UNDERSIBL : An actor whose career spans a lifetime of memorable roles but whose name only appears in the credits after the ex-soap stars have taken top billing.

Brian Sibley said...

Thanks for that, BOLL; there was a nice quote in The Times obituary today that described Jeffries voice as being "like a rubber ball bouncing round inside an empty oil drum"!

Suzanne said...

More trains in "The Good, the B and the U"! Maybe you should write several books Brian! That would keep me in Christmas presents for your namesake for some time!

Brian Sibley said...

It's only tangentially connected to movies (since there's only a TV link), but I wrote a book, some years ago now, called The Thomas the Tank Engine Man about the Reverend W V Awdry and his famous railway stories.

SharonM said...

Von Ryan's Express, Horror Express and of course Murder on the Orient Express - yes, plenty of scope for a series.

Michael Sporn said...

I worked with him ever-so-briefly as he voiced a character in my film, ABEL'S ISLAND. He was always the great actor and gentleman as well. I'm very sad to hear of his passing.

Brian Sibley said...

SHARON M - I'd already listed Von Ryan and Murder on the Orient Express but NOT Horror Express, so that's on the list now --- and has reminded me of another Peter Cushing-on-a-train-movie: Dr Terror's House of Horrors.

And, as a so-called 'Disney Expert', I should really be ashamed of myself for forgetting Casey Jnr, the little circus train in Dumbo!


MICHAEL SPORN - Thank you for that. I see you had Tim Curry in the cast as well...

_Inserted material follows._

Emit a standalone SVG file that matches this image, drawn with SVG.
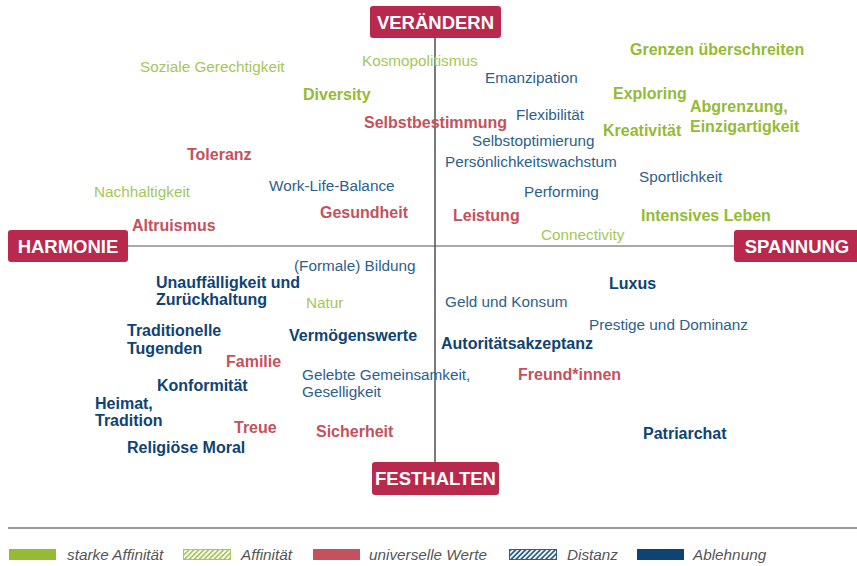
<svg xmlns="http://www.w3.org/2000/svg" width="857" height="566" viewBox="0 0 857 566">
<style>
text{font-family:"Liberation Sans",Arial,sans-serif;font-size:15.3px}
.b{font-weight:bold;font-size:16px}
.lg{fill:#a6c659}
.g{fill:#95ba34}
.r{fill:#c4515d}
.bl{fill:#2d5f8b}
.d{fill:#0e4373}
.lab{fill:#fff;font-weight:bold;font-size:18.5px;text-anchor:middle}
.box{fill:#b8294d}
.leg{fill:#555;font-style:italic;font-size:15.3px}
</style>
<defs>
<pattern id="hg" patternUnits="userSpaceOnUse" width="3.5" height="3.5" patternTransform="rotate(45)">
<rect width="3.5" height="3.5" fill="#fff"/><rect width="1.7" height="3.5" fill="#a6c659"/>
</pattern>
<pattern id="hb" patternUnits="userSpaceOnUse" width="3.5" height="3.5" patternTransform="rotate(45)">
<rect width="3.5" height="3.5" fill="#fff"/><rect width="1.8" height="3.5" fill="#2d5f8b"/>
</pattern>
</defs>
<rect width="857" height="566" fill="#fff"/>
<g id="connectors">
<line x1="435" y1="36" x2="435" y2="464" stroke="#222" stroke-width="1.2"/>
<line x1="126" y1="246" x2="736" y2="246" stroke="#555" stroke-width="1.2"/>
</g>
<g id="veraendern"><rect class="box" x="370" y="6" width="131" height="32" rx="3"/><text class="lab" x="435.5" y="29">VERÄNDERN</text></g>
<g id="harmonie"><rect class="box" x="8" y="230" width="120" height="32" rx="3"/><text class="lab" x="68" y="253">HARMONIE</text></g>
<g id="spannung"><rect class="box" x="734" y="230" width="130" height="32" rx="3"/><text class="lab" x="797" y="253">SPANNUNG</text></g>
<g id="festhalten"><rect class="box" x="372" y="462" width="127" height="33" rx="3"/><text class="lab" x="435.5" y="485">FESTHALTEN</text></g>
<g id="values">
<text class="lg" x="362" y="66">Kosmopolitismus</text>
<text class="lg" x="140" y="72">Soziale Gerechtigkeit</text>
<text class="g b" x="630" y="55">Grenzen überschreiten</text>
<text class="bl" x="485" y="83">Emanzipation</text>
<text class="g b" x="303" y="100">Diversity</text>
<text class="g b" x="613" y="99">Exploring</text>
<text class="g b" x="690" y="112">Abgrenzung,</text>
<text class="g b" x="690" y="132">Einzigartigkeit</text>
<text class="bl" x="516" y="120">Flexibilität</text>
<text class="r b" x="364" y="128">Selbstbestimmung</text>
<text class="g b" x="603" y="136">Kreativität</text>
<text class="bl" x="472" y="146">Selbstoptimierung</text>
<text class="r b" x="187" y="160">Toleranz</text>
<text class="bl" x="445" y="167">Persönlichkeitswachstum</text>
<text class="bl" x="639" y="182">Sportlichkeit</text>
<text class="lg" x="94" y="197">Nachhaltigkeit</text>
<text class="bl" x="269" y="191">Work-Life-Balance</text>
<text class="bl" x="524" y="197">Performing</text>
<text class="r b" x="320" y="218">Gesundheit</text>
<text class="r b" x="453" y="221">Leistung</text>
<text class="g b" x="641" y="221">Intensives Leben</text>
<text class="r b" x="132" y="231">Altruismus</text>
<text class="lg" x="541" y="240">Connectivity</text>
<text class="bl" x="294" y="271">(Formale) Bildung</text>
<text class="d b" x="156" y="288">Unauffälligkeit und</text>
<text class="d b" x="156" y="305">Zurückhaltung</text>
<text class="lg" x="306" y="308">Natur</text>
<text class="bl" x="445" y="307">Geld und Konsum</text>
<text class="d b" x="609" y="289">Luxus</text>
<text class="bl" x="589" y="330">Prestige und Dominanz</text>
<text class="d b" x="127" y="336">Traditionelle</text>
<text class="d b" x="127" y="354">Tugenden</text>
<text class="d b" x="289" y="341">Vermögenswerte</text>
<text class="d b" x="441" y="349">Autoritätsakzeptanz</text>
<text class="r b" x="226" y="367">Familie</text>
<text class="bl" x="302" y="380">Gelebte Gemeinsamkeit,</text>
<text class="bl" x="302" y="397">Geselligkeit</text>
<text class="r b" x="518" y="380">Freund*innen</text>
<text class="d b" x="157" y="391">Konformität</text>
<text class="d b" x="95" y="409">Heimat,</text>
<text class="d b" x="95" y="426">Tradition</text>
<text class="r b" x="234" y="433">Treue</text>
<text class="r b" x="316" y="437">Sicherheit</text>
<text class="d b" x="643" y="439">Patriarchat</text>
<text class="d b" x="127" y="453">Religiöse Moral</text>
</g>
<g id="legend">
<line x1="8" y1="528" x2="857" y2="528" stroke="#777" stroke-width="1.5"/>
<rect x="9" y="549" width="47" height="11" fill="#95ba34"/>
<text class="leg" x="67" y="560">starke Affinität</text>
<rect x="183.5" y="549.5" width="47" height="10" fill="url(#hg)" stroke="#a6c659" stroke-width="1"/>
<text class="leg" x="241" y="560">Affinität</text>
<rect x="313" y="549" width="47" height="11" fill="#c4515d"/>
<text class="leg" x="369" y="560">universelle Werte</text>
<rect x="509.5" y="549.5" width="47" height="10" fill="url(#hb)" stroke="#2d5f8b" stroke-width="1"/>
<text class="leg" x="567" y="560">Distanz</text>
<rect x="637" y="549" width="47" height="11" fill="#0e4373"/>
<text class="leg" x="693" y="560">Ablehnung</text>
</g>
</svg>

Mr Jeffries clearly had a great affinity with children's literature and I was reading in one of the obituaries that he spent his last years, prior to becoming too ill, adapting children's books and trying (unsuccessful) to get them produced. We desperately need of such film projects and, obviously, a few more Bryan Forbeses to back them.

SharonM said...

I'd forgotten Peter Cushing was in it too - and now that I think about it, wasn't Telly Savalas on the train too, or is my brain a bit befuddled at this time of the morning?
I remember Horror Express best for Christopher Lee being in it (wasn't he an extremely dour professor?)

Brian Sibley said...

Yes, Telly played a Cossack - the Horror Express was the Trans-Siberian Railway's 11:45 from Moscow to Vladivostok!